One of the unpleasant truths about modern America is that it has been built on the blood, sweat, and suffering of untold masses. Chinese railroad workers, African slaves, Native Americans, Irish, Italians, Jews, and millions of others worked, and died, for the infrastructure of this country.
The success at reaping the rewards of this labor varies from group to group. Some have managed to assimilate into the largely WASP culture that continues to dominate after two centuries of statehood. Other groups, perhaps most notably Native Americans and African-Americans, have to a large extent been exempted from the largesse of modern society. While reducing any so-called “racial” or “ethnic” group in a broad statement is dangerous and perhaps even derogatory, the fact remains that a large portion of both peoples, as well as subsets of just about any other group you can mention, have been “ghetto-fied”, placed in a system of largely self-perpetuating poverty and disenfranchisement.
With the gap between the highest levels and lowest levels of society gradually widening, and that lowest level becoming ever larger, more and more Americans are joining the disenfranchised, which creates a paradox in an allegedly democratic society: the largest segment of society is seemingly the least powerful. But, what should happen if that group awakens to the reality of the power that it wields?

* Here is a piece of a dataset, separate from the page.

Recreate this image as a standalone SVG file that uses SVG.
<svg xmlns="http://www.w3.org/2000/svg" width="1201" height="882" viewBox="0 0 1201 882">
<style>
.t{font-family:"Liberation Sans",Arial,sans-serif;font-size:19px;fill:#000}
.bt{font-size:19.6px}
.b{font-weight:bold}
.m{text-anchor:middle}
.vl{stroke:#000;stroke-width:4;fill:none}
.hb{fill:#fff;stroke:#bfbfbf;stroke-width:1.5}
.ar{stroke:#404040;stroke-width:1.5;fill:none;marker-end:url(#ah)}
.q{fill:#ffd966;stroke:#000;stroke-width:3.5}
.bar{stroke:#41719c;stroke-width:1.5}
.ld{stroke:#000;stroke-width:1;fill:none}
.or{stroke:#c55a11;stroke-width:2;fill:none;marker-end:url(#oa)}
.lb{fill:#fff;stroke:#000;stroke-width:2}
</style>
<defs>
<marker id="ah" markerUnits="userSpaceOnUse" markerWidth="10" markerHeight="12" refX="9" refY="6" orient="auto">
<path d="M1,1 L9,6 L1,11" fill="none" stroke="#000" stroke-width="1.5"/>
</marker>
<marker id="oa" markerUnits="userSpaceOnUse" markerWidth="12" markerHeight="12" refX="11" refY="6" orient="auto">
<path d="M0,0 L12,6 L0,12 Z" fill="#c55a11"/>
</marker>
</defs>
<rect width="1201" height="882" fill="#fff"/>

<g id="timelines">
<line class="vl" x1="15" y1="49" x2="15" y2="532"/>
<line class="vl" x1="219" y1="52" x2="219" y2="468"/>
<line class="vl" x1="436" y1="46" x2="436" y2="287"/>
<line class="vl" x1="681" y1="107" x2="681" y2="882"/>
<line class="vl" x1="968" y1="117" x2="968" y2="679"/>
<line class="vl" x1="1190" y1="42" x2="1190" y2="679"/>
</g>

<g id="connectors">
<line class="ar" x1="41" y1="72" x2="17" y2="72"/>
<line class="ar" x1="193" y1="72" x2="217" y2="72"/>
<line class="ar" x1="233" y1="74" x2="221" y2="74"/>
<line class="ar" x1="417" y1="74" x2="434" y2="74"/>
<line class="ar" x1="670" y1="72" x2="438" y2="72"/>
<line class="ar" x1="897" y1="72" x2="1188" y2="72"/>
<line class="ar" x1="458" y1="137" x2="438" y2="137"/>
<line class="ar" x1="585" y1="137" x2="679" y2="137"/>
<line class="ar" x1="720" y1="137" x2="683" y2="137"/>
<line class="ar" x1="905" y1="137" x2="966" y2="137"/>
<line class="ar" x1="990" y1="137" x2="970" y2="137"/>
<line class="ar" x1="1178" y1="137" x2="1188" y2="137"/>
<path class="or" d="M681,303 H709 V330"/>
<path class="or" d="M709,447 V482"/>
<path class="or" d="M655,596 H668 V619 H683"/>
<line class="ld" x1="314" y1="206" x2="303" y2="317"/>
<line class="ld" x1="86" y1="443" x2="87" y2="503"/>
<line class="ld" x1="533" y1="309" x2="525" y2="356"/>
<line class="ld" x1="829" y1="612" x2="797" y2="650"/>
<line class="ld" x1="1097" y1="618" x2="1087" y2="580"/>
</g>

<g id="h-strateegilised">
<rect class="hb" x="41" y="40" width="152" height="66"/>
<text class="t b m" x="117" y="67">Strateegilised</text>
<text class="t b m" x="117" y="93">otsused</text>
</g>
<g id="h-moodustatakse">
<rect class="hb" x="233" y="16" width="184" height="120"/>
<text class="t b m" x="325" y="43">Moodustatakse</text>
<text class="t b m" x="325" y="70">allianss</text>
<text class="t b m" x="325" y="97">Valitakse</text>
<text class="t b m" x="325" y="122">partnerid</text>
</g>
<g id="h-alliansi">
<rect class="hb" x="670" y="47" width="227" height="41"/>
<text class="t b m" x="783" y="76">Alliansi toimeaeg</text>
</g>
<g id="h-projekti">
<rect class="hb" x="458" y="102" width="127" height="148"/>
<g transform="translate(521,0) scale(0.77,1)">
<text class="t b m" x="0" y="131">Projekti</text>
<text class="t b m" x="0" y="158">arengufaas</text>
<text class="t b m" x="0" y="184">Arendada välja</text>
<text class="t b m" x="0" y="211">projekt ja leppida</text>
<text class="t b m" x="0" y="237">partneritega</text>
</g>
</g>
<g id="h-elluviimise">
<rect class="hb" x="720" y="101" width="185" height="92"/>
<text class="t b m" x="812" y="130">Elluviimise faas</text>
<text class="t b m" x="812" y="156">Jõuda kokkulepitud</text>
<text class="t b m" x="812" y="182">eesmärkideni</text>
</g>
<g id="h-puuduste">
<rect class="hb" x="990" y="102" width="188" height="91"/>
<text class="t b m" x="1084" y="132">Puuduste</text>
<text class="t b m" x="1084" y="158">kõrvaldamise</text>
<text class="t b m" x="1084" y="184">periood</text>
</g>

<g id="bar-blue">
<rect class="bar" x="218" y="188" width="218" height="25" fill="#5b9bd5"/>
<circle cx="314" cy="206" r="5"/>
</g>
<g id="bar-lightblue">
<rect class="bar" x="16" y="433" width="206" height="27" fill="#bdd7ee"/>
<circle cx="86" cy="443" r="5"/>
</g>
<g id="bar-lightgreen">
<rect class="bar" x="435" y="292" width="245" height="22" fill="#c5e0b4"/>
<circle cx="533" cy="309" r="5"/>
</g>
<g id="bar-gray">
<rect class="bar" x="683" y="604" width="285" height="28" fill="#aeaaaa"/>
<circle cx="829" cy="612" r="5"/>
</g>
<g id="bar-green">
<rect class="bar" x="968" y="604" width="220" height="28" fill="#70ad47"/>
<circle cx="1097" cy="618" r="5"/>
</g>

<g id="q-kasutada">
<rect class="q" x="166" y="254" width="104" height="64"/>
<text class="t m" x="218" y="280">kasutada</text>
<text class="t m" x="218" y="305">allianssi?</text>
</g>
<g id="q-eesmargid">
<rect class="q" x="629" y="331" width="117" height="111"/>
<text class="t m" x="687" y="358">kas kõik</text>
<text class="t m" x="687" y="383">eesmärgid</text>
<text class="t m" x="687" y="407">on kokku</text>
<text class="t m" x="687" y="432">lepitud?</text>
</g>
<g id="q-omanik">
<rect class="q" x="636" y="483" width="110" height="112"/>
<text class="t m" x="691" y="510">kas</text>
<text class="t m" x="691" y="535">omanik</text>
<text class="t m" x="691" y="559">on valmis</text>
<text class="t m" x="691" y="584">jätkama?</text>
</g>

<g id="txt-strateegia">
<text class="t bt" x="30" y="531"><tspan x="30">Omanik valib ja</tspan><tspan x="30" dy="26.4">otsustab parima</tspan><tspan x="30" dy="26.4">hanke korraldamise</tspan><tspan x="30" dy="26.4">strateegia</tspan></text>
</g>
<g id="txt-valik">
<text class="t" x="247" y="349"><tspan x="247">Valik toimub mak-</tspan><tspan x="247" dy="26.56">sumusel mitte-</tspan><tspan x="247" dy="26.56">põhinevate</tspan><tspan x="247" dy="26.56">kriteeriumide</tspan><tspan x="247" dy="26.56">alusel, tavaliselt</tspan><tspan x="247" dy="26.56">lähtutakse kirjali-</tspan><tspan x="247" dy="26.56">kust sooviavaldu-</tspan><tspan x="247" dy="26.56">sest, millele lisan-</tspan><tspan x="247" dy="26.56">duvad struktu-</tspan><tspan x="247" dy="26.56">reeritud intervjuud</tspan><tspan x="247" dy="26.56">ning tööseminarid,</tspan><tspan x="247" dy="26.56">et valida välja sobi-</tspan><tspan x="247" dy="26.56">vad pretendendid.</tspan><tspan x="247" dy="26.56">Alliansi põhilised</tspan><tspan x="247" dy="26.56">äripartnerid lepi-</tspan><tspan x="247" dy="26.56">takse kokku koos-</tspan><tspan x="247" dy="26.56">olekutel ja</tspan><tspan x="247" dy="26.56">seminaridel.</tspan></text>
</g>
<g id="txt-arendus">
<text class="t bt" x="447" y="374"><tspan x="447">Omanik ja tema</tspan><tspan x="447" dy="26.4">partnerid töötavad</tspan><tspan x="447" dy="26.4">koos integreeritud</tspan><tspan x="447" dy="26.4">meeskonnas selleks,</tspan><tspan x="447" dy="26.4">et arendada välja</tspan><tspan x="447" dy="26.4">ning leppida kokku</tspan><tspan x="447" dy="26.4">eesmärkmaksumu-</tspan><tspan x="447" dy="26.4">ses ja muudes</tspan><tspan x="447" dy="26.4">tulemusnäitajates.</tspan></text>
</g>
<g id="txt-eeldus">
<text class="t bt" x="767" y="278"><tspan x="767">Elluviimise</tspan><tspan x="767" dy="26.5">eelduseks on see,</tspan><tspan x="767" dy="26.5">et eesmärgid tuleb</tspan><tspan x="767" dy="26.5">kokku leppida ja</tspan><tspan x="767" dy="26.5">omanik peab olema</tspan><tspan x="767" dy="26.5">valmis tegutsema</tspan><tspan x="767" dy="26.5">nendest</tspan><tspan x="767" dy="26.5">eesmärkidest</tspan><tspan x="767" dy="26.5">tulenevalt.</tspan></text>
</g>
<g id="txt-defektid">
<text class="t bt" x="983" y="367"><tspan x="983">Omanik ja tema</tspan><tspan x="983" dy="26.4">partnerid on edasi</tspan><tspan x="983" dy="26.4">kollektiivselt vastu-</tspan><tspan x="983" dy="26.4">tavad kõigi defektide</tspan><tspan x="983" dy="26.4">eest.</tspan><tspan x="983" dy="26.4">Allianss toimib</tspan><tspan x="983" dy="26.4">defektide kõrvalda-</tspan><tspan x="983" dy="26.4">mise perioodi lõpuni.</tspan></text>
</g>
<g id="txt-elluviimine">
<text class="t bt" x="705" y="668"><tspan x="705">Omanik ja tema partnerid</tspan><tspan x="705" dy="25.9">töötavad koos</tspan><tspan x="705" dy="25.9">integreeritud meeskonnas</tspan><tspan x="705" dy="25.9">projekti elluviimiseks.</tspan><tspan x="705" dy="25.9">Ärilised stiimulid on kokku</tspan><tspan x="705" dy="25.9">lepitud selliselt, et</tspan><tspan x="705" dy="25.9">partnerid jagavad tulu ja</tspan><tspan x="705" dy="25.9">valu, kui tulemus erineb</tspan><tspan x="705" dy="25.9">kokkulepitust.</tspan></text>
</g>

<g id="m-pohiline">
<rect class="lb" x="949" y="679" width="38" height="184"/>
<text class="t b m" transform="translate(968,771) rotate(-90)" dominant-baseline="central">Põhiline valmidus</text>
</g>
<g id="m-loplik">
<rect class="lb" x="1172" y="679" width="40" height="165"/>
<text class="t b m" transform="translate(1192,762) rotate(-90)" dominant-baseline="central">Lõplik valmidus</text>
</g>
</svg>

Enter The Monolith, a new ongoing series by 21 Down writers Jimmy Palmiotti and Justin Gray.
Alice Cohen is a young junkie living in the slums of New York. She lives day to day, trying to score and avoid a vicious thug named Prince, who has few compunctions about using force to get what he thinks he is owed. A third-generation American, Alice is offered what so few in the ghetto ever get: a way out. Her grandmother, a Jewish immigrant from Prague, has left Alice an inheritance and a new home, and in return, Alice must leave her old life behind, and take charge of a terrible and awesome power.
That power is the Monolith, a golem created during the depths of the Depression from the collected rage and frustration of the poor, huddled masses. The creature was a way to strike back at the gangster petty capitalists that ran the streets and controlled opportunities, the raw power of the diverse and disgruntled people who suffered daily in factories and sweatshops for less than pennies. Now, reawaken in modern day New York, it is a chance at redemption for Alice and those like her: the cast-offs.
The Monolith represents everything that is both terrifying and empowering about democracy. It possesses incredible strength, enough raw power to crush nearly anything in its way. Should anyone ever truly mobilize the currently disenfranchised classes in the U.S., they would be a force to be reckoned with. But as that old comic book saying goes, “With great power comes great responsibility”. What terrified the Framers of the Constitution was the specter of mob rule, of a country in which the majority is unchecked and runs rampant over anything or anyone that dares oppose it. The French Reign of Terror comes to mind as a prime example of the democratic experiment devolved into a violent dictatorship of the many.
And so the Monolith is everything that terrifies the elite about the masses. Created by a Rabbi, a young girl, and an immigrant Chinese worker, it is a force neither inherently good nor evil. Rather, it is power—political power, military power, economic power—in need of guidance. Like any tool, it is subject to the morality of its user, but as another saying goes, “Power corrupts”. How can anyone expect a junkie to responsibly control such a monstrous force? How can anyone expect any group of people, who have been kept undereducated and alienated, to responsibly take part in the greater issues of society?
Some would say it is impossible, and would prefer to keep such power out of their hands. But by even posing the question, and if nothing else, The Monolith poses that question, Palmiotti and Gray acknowledge that such an attitude is at best naïve and at worst reactionary and elitist. If the democratic experiment that is the U.S. is to succeed (and believe me, we are still firmly in the stages of experiment), then everyone needs to both accept and understand their power. Palmiotti and Gray have set out to explore the issue of power and disenfranchisement within the alienated and excluded communities of American society, and their metaphor, the Monolith, is a truly apt, and truly frightening, proposition.